On November 2nd, MSFT issued $600MM of 0.875% notes due Nov. 15, 2017, $750MM of 2.125% notes due Nov. 15, 2022 and $900MM of 3.5% notes due Nov. 15, 2042. With money being so cheap and the stock price being so low, any astute capital allocator would be issuing even more debt given the capital structure, and buying back the common. I regularly bring up International Business Machines (NYSE:IBM) as the ultimate model of capital allocation for a mature technology company. The market tends to reward good stewards of capital and I would bet a significant amount of money that if Microsoft bought back $10-$20 billion of stock, and announced a long-term plan to optimize margins and returns on invested capital so that it could continue returning cash to shareholders, the company would receive a much higher earnings multiple. Right now there is a Ballmer discount, as the percentages are high that the company will pay huge prices for the next Skype, when for years it could have been acquired at a much cheaper valuation.

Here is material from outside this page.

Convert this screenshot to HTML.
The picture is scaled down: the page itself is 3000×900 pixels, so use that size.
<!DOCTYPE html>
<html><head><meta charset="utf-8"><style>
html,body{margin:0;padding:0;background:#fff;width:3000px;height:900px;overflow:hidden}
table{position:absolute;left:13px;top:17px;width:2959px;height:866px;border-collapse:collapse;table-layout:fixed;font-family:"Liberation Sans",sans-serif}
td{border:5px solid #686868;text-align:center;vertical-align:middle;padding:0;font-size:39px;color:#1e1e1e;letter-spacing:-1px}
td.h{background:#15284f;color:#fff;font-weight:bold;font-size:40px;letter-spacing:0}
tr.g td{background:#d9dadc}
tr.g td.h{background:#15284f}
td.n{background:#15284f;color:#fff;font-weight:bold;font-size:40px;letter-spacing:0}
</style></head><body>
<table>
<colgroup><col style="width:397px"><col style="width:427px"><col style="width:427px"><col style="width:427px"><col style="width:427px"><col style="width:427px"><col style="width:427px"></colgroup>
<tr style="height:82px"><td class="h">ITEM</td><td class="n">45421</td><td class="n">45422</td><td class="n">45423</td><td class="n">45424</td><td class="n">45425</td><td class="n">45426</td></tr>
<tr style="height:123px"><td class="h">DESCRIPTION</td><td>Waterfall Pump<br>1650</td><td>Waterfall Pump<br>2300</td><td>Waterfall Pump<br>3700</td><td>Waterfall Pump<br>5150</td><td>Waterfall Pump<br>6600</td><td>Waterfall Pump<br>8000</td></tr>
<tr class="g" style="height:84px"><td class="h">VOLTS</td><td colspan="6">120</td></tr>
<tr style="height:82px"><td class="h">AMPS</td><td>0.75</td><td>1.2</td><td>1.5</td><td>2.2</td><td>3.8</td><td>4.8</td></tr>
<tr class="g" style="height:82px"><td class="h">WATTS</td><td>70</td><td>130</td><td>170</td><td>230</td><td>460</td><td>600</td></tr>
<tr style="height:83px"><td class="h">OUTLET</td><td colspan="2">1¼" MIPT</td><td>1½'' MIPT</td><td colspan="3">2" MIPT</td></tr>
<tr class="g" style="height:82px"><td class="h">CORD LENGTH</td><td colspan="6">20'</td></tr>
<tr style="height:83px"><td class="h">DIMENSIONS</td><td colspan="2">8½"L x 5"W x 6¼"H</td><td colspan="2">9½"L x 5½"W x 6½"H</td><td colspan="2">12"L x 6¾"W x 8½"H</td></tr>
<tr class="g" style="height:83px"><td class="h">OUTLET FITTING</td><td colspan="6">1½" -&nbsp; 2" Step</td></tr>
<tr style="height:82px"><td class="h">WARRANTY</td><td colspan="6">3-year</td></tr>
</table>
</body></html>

The adoption of Windows 8 will take some time as companies have very little incentive to rush the process. Significant progress in mobile and tablets that would show CIOs that Microsoft is capable of winning market share in those areas would likely be seen as a large positive for the Windows and Office legacy franchises. I like Microsoft's server and cloud based businesses and feel that they are underrated aspects of the company, overshadowed by the money-losing Online Services business. I don't believe it is impossible for Microsoft to become the most valuable company in the world again over the next decade, but management change, innovation, and better capital allocation are needed. If Microsoft were to take the aggressive steps of buying back $10-$20 billion of stock, offloading or increasing the scale of the Online Services business and if it can succeed in winning 30-40% of mobile market share, I believe the stock could trade between$40-$45 within the next 3-5 years. Even if Microsoft continues to trudge along in the same pattern that it has, I believe the stock is worth at least $35 when you factor in the cash on the balance sheet and normalized earnings power.
Microsoft's returns on invested capital have consistently been greater than 20% and have generally been higher than 30% over the last 5 years. The company has spent aggressively on R&D, averaging more than $9 billion per year since 2008. Paying about 3.3 times book value on a business that averages a greater than 30% return on capital is highly attractive, and I believe it is quite obvious the company is materially underleveraged. Within 3 years I don't see why Microsoft shouldn't be earning $4 per share, particularly if they were aggressively buying back stock. For the patient investors I believe now is a wonderful time to buy Microsoft for the long-term.